11 février 2024

Ulysse et les sirènes

"Troyes en Champagne, Troyes dans l’Aube et l’homonymie m’offre la Troie légendaire, avec Achille, Hector et Ulysse. Penelope aurait perdu patience devant son métier à tisser, aurait perdu les pédales devant mon métier à muter"

20240125_143932

Ulysse et les sirènes

Troyes en Champagne,  Troyes dans l’Aube et l’homonymie m’offre la Troie légendaire, avec Achille, Hector et Ulysse. Penelope aurait perdu patience devant son métier à tisser, aurait perdu les pédales devant mon métier à muter. J’étais un Ulysse tous azimuts, engagé dans ce périple pour empêcher une illusoire guerre de Troie.

Je ne parlerai pas du piétinement de ma troupe dans la plaine de Saint Denis, les bourgs de Bondy, Noisy le Sec, puis les plaines de Brie, de Chelles à Meaux, avec épouse et deux marmots. J’en ai tant fait en ce temps là, une dizaine d’années, qu’il m’arrive de confondre les moments. Je sais que j’ai bouché mes oreilles pour ne pas entendre raison et, attaché au mat central de mon navire -fluctuat nec mergitur- j’ai tenté de résister au chant des sirènes.

Mais un Ulysse de banlieue par hasard, un bout de tige sans racine, ne peut résister.  Les mots ” ailleurs ” ”partir” suffisent à lever mes semelles de vent. Chèvre de Monsieur Seguin, je voulais voir ailleurs si le sable était poussière d’or. Sauf que je n’étais plus seul dans mes rêvasseries , il fallait que j’emporte armes et bagages, mes enfants et leur mère.  Je comprends le mal que j’ai pu leur faire en les déracinant à chaque fois. De la banlieue parisienne et de la porte des Lilas où ils étaient nés, je conduisais mon chariot infernal vers des destinations fantasmées. J’abandonnais tous mes rôles joués sur le théâtre de cette mégalopole, enseignant, formateur, conducteur d’autocar et même élu dans une ville nouvelle où je n’avais pris que de vieilles habitudes.

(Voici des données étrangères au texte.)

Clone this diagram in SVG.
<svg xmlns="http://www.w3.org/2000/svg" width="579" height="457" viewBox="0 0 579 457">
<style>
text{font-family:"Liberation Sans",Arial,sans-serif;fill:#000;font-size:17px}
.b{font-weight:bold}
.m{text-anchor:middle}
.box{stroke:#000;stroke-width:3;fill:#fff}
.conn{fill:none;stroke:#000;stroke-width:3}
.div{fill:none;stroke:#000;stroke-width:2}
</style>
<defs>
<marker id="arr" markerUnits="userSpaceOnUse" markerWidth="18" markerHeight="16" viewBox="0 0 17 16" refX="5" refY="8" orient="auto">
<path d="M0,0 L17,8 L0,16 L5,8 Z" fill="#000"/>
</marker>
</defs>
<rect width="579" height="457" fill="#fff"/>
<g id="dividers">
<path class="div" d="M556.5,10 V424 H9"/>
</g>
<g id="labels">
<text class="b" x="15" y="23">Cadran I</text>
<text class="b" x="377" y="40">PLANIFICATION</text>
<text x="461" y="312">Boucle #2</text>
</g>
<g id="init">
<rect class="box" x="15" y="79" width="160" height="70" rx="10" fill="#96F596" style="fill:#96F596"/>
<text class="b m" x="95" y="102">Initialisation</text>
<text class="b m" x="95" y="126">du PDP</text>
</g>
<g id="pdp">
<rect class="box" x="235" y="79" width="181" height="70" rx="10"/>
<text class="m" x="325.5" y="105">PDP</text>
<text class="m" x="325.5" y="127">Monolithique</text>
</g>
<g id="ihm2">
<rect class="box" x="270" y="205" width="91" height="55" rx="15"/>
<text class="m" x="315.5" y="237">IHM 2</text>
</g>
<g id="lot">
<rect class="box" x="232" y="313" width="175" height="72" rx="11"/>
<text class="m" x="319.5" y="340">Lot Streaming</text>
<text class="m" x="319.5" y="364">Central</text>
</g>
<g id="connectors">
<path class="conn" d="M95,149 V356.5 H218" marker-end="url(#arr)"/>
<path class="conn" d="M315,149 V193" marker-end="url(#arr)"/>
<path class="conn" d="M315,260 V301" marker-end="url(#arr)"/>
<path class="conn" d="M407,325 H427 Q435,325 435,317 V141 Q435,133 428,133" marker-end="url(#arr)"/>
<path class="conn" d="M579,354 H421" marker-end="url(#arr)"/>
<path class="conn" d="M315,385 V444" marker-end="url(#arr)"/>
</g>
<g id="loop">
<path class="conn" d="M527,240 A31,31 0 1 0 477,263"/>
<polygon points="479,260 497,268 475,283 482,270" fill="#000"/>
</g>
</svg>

Pour gagner les plaines pouilleuses de la Champagne, le scintillement de la Côte d’Azur, à Nice, à Vidauban, et à nouveau  Toulouse comme pour me perdre dans la gueule du monstre où bien des malheurs m’attendaient. J’étais l’héautontimorouménos dans chaque lieu offrant ma vie à l’épée et à la pierre de l’impossibilité d’y vivre longtemps. Car je ne désirais que l’utopie du bled de mon enfance, celui où vivre et rêver se confondaient, seul dans un espace sans limite, sinon l’horizon où dansait le soleil couchant dans ses draps de poussière. A chaque  fois, pour échapper à l’angoisse de ces villes civilisées, belles mais contraignantes, j’imaginais un désert, comme en Afrique, ou un Outback australien, que je parcourais dans une vieille Landrover ou l’Odsmobile imaginaire de mon père. Soulevant encore le sable et la boue, j’étais excité par le roulement et le crissement des roues sur les pierres qui devaient être les mêmes depuis la Préhistoire.

Encore et toujours, c’est à mon père que je me référais. Comme lui, j’ai toujours eu le goût de la route, ceci sans compter les distances à parcourir, quelque soit l’état du bitume et plus souvent de la piste, les creux, les bosses, les ”schabas”, le plaisir de tenir un volant et de voir devant soi, dans une parfaite perspective, le capot du moteur et l’axe du chemin. Très souvent,  je crois le voir à ma place, ses bras nus  tendus vers le pare brise, comme un pilote de ligne, la nuque dégagée par l’assiduité à son coiffeur, en complément  de son impeccable tenue de sous-officier, et le regard projeté au plus loin comme pour garantir ses passagers de toute inadvertance. Ainsi il avait réalisé son Iliade : parti soldat de Metz à Geryville en Algérie, puis en Indochine, l’ancien Vietnam, et partout dans les lieux des batailles, jusqu’à Narvik en Norvège. Il fut rendu à  la vie civile au Maroc, pour finalement battre en retraite à Blagnac. C’était à mon tour d’entamer mon Odyssée.

Mais, même dans cette période finissante, il rêvait de reprendre la route. La veille de sa mort, alors qu’il m’appelait pour me souhaiter mon anniversaire (comme chaque année), il me confiait son projet de louer un minibus et de repartir au Maroc.

En pleine nuit, il est parti, ravi de voir jusqu’où les phares éclairaient la route. Jusqu’au ciel, Papa.